Sakina’s Restaurant follows a hopeful young immigrant named Asgi on his foray into America, where he finds work in an Indian restaurant on East 6th Street in Manhattan.
The owner and his family form a constellation of supporting characters, each with their own distinct perspective on life as an Indian American, all wonderfully brought to life by Mandvi. With warmth and wit, the play lends a human face to the emotional impact of living between cultures — displacement, loneliness, the pressures of opportunity, and the melancholy of feeling less than whole and out of place.
That initial off-Broadway run preceded 9/11, the presidency of George W. Bush, and the rapid expansion of the internet by a few crucial years. “The humanizing of immigrants makes our heart break today,” Mandvi said. “It didn’t back then, because there wasn’t the same politicization and dehumanization going on in the late ‘90s.”
The actor, who helped raise $100K for the ACLU with Aasif Mandvi’s Deportation Jamboree after the first ban on immigration from Muslim countries last year, agreed the timing was right to revive the play when Audible approached him with the idea.
The Amazon subsidiary will also release Sakina’s Restaurant as an audio play, vastly expanding its potential audience. “This is an American story about an American family, about human beings,” Mandvi said. “The play by virtue of itself is non-political. It’s about humanity.”
But context is everything. The play now seems to counter nostalgia for a whiter America with nostalgia for a time when immigrating here still seemed like a dream.
“I came to this country with a wide-eyed wonderment,” Mandvi said. “Asgi is an exaggerated version of me… [and he] wouldn’t be allowed to come here today.” Not only does an open-door America feel like a thing of the past, so too do immigrants who idealized coming here. “I had grown up as a little kid on a diet of American pop culture,” Mandvi said. “Like it says in the play, I thought we were coming to Disney World. Nobody thinks of America in that way anymore, I don’t think.”
Audiences have been reaching out to Mandvi, online and in person, sharing how the story has resonated with them. “There are people who feel like by virtue of its non-politicalness it’s a political act and it is a ‘fuck you’ to Trump,” Mandvi said. “Then there are other people like yourself or me, Indian Americans. A young woman came up to me after the show and said, ‘Thank you for helping me understand my father a little bit better.’ That was really powerful for me.”

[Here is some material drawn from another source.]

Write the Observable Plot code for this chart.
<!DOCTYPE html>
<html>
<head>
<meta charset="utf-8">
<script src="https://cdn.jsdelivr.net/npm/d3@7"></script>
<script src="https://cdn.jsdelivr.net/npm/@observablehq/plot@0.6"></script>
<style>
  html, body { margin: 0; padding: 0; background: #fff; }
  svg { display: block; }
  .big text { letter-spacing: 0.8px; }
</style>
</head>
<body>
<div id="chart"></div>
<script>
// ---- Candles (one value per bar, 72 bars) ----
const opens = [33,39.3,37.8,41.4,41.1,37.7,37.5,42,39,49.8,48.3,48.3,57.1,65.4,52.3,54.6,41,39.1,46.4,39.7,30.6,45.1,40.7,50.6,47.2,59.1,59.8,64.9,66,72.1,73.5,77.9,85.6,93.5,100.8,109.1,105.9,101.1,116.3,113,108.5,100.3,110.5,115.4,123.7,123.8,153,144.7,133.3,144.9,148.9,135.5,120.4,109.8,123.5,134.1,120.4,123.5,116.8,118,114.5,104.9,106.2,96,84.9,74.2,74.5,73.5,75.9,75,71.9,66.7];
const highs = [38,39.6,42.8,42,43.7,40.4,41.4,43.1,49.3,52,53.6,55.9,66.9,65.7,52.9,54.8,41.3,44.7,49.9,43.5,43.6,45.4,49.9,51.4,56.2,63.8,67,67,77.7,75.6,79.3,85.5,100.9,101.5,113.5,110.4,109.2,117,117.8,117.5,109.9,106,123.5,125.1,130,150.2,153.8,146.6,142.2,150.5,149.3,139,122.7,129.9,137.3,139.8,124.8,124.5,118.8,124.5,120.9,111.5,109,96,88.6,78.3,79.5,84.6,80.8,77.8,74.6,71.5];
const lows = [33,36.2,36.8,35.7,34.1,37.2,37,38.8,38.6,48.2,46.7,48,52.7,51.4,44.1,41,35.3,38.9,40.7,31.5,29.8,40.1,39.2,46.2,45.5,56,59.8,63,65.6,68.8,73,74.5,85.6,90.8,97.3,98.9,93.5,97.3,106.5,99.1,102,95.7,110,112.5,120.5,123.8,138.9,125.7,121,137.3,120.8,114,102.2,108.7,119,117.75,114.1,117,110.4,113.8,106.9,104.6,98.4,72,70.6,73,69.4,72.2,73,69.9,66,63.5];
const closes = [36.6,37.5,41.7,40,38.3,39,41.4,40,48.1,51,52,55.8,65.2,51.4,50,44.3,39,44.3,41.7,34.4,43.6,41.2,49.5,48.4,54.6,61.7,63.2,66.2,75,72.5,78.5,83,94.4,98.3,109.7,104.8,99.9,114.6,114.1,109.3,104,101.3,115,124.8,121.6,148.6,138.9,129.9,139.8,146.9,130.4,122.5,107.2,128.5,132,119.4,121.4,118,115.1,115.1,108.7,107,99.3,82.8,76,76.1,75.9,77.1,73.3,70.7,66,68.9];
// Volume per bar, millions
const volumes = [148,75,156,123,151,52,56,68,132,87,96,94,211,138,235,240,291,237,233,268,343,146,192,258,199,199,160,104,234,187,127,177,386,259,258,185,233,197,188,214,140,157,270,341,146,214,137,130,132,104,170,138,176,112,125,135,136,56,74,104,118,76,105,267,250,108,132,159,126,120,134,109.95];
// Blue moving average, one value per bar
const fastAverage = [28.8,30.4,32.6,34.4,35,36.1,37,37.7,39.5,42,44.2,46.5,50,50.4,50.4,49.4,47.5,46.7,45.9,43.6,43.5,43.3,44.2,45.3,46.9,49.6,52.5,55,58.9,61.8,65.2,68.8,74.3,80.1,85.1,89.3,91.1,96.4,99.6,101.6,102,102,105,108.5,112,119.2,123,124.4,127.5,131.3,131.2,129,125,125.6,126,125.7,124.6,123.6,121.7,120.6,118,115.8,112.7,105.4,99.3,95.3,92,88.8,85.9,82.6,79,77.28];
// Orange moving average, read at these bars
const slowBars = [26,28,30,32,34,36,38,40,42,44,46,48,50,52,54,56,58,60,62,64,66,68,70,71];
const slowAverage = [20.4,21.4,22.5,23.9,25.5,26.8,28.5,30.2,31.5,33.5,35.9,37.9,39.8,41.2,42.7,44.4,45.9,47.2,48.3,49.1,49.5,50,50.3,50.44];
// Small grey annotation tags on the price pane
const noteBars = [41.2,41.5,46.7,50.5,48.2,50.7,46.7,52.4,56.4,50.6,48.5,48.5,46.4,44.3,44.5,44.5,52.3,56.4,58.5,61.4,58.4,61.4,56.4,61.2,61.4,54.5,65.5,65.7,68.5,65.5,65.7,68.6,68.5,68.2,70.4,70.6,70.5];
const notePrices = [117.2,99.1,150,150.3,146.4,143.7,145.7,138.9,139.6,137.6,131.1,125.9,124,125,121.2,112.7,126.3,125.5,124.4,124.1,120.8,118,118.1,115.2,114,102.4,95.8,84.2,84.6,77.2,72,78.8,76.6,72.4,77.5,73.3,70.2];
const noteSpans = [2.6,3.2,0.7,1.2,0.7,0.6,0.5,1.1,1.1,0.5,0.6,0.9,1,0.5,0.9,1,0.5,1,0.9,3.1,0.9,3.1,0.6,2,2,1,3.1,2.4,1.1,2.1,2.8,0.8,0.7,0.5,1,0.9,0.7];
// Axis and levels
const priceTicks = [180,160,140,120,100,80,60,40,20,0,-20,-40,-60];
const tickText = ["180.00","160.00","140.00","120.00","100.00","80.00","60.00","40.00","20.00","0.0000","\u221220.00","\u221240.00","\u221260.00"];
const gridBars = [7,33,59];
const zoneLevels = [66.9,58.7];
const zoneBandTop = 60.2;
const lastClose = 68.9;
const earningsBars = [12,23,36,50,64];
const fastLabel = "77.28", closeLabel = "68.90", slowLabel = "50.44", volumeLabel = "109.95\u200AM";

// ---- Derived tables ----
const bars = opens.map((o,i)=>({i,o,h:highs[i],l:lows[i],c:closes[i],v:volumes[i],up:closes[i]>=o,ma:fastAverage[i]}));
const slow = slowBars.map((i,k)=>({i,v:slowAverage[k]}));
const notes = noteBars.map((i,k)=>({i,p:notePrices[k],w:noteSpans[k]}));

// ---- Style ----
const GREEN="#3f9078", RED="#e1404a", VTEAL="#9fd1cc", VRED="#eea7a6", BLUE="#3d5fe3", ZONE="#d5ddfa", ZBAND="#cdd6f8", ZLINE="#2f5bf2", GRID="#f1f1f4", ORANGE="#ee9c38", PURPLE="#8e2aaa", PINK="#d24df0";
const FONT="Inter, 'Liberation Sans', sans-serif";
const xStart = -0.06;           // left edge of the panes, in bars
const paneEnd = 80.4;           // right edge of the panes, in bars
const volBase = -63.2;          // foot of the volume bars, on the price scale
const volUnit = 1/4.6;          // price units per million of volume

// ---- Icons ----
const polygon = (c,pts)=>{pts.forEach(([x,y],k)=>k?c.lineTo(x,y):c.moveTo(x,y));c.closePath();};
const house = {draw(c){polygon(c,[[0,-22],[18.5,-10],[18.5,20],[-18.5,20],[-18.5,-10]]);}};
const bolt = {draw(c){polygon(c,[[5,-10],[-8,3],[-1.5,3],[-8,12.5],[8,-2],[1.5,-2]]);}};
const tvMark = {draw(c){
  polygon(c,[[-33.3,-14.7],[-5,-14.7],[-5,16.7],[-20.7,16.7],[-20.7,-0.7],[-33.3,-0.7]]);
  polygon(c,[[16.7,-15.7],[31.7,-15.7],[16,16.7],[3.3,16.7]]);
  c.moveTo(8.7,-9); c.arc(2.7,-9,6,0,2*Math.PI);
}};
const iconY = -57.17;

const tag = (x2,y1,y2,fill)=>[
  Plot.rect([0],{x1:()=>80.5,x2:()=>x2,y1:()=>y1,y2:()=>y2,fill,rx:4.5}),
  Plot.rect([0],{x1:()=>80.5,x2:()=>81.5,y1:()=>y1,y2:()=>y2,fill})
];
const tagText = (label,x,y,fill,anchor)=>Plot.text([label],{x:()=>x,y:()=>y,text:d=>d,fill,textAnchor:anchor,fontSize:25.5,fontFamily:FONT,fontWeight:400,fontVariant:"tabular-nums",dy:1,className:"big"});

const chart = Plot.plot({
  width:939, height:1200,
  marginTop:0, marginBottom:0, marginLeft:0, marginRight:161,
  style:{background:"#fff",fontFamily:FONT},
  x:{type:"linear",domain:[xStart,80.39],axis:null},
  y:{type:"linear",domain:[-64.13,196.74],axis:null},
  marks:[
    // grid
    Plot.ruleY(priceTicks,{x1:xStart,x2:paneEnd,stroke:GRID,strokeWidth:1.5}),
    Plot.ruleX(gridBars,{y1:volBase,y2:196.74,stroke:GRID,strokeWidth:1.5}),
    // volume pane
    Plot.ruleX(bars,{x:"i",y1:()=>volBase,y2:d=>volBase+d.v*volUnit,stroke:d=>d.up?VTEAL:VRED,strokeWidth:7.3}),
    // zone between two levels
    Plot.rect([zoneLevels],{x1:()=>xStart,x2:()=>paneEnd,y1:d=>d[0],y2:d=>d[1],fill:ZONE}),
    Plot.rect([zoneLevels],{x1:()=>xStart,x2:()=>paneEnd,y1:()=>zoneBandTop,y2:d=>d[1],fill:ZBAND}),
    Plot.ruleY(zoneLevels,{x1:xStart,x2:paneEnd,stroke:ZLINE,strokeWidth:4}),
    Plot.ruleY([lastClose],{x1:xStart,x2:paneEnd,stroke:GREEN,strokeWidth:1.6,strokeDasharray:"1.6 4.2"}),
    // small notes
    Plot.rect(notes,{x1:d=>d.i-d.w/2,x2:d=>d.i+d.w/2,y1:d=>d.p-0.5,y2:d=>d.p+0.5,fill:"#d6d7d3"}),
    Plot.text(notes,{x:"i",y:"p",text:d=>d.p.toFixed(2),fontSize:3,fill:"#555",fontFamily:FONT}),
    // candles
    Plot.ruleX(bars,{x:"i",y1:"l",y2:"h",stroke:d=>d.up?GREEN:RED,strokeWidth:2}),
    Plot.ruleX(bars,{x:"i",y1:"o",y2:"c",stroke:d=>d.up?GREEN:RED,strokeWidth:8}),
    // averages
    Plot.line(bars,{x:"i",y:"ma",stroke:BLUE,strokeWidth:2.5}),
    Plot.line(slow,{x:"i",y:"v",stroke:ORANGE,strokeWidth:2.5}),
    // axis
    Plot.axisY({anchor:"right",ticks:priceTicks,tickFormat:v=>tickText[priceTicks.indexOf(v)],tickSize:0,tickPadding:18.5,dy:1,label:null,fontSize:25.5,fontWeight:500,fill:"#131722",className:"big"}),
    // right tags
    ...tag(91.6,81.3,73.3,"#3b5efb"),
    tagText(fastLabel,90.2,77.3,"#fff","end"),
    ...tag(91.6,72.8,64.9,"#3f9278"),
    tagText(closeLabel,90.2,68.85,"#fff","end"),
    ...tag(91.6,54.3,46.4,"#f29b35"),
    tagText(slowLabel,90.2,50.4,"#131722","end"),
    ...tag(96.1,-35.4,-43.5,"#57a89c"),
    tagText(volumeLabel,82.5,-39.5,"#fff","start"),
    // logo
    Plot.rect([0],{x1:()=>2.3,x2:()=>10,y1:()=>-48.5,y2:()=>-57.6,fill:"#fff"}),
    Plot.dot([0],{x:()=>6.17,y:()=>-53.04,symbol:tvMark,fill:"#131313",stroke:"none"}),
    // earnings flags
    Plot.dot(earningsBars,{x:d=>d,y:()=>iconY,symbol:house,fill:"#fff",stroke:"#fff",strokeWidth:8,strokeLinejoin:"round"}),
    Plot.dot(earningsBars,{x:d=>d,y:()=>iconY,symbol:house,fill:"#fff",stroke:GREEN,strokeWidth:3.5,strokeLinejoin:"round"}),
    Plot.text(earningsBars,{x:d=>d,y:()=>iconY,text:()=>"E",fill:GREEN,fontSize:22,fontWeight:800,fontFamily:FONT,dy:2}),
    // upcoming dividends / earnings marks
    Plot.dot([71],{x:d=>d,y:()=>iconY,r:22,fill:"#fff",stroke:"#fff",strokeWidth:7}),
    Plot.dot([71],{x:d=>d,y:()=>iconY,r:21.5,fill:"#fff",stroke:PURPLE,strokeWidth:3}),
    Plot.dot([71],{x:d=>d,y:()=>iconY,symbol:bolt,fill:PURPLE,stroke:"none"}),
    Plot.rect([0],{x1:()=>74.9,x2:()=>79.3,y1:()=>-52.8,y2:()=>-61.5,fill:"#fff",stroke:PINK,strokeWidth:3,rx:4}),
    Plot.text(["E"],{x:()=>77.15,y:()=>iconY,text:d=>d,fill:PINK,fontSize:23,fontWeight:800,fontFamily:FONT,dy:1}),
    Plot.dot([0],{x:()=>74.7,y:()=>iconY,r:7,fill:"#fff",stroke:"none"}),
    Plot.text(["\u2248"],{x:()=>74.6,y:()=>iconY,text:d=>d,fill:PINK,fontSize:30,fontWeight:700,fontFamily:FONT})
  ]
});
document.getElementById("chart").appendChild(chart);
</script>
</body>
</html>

Mandvi also recalled a woman who told him she’d struck up a conversation with an Indian immigrant working in her local diner, asking about his wife and what brought him to this country. “That I felt like was very inspiring, like that’s what art can do.”
Anecdotes like these are a testament to the power of representation, an area where strides have admittedly been made since Mandvi penned Sakina’s Restaurant to give himself worthwhile characters to play.

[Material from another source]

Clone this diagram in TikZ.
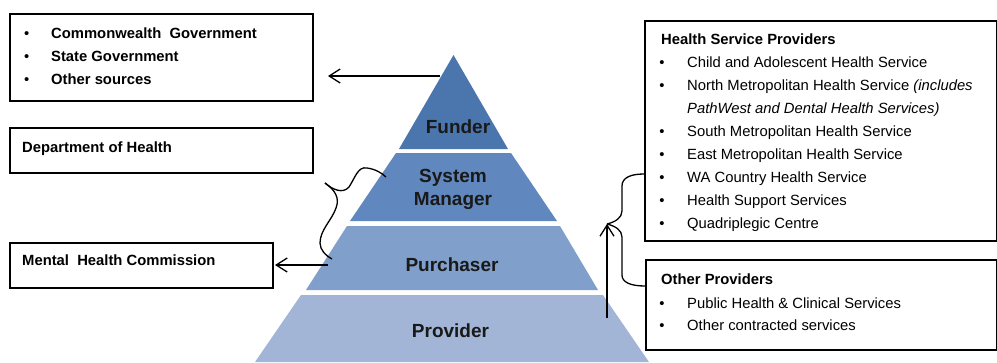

“There’s an active energy toward having people represented a lot more in television and film,” Mandvi said, while pointing out that white stories are still the norm. “White people still get to tell stories that are about everyday things,” he says. “When it comes to brown people, black people, or Asians, it has to be like some incredible thing that happened; they have to crazy, they have to rich, they have to be the best or the worst.”
Mandvi also points to the industry’s resistance to multiplicity, in assuming one minority point of view stands in for all. “When you’re a minority, you’re immediately compared to the other thing that’s like that,” Mandvi said. “If I did a show about my dating life and being an actor, immediately people would be like, ‘Master of None is the same thing.’ We don’t get seen as individuals with different stories.”
That same logic underlies frequent rhetoric casting immigrants as caravans, armies, or hordes—a failure to see them simply as people with their own subjectivity.
With Sakina’s Restaurant and his work as an activist, Mandvi hopes to do his part in countering xenophobic narratives that cast immigrants as villains. “We all know the kind of lunacy that is coming out of the White House... All you can do in those situations is make fun of those people,” he said.
“You see that in cultures in more repressive regimes. It’s what Bassem Youssef was doing in Egypt with his show, or what people have done in Iran or other places where you have oppressive regimes and they speak out through art.”
“The role of comedy is to do what it’s always done—on one hand lift up the mirror and show us the absurdity of what we’re living through in a cathartic way… The other way to do it is to say, ‘I’m not talking about that, let’s go over here and do fart jokes.’ Because god knows we need fuckin’ fart jokes right now,” he said. “That’s what comedy can do as well; it’s a place where we can go and laugh and let go of the tension and the anger for a little while.”
Sakina's Restaurant is at the Minetta Lane Theatre, NYC, through November 11.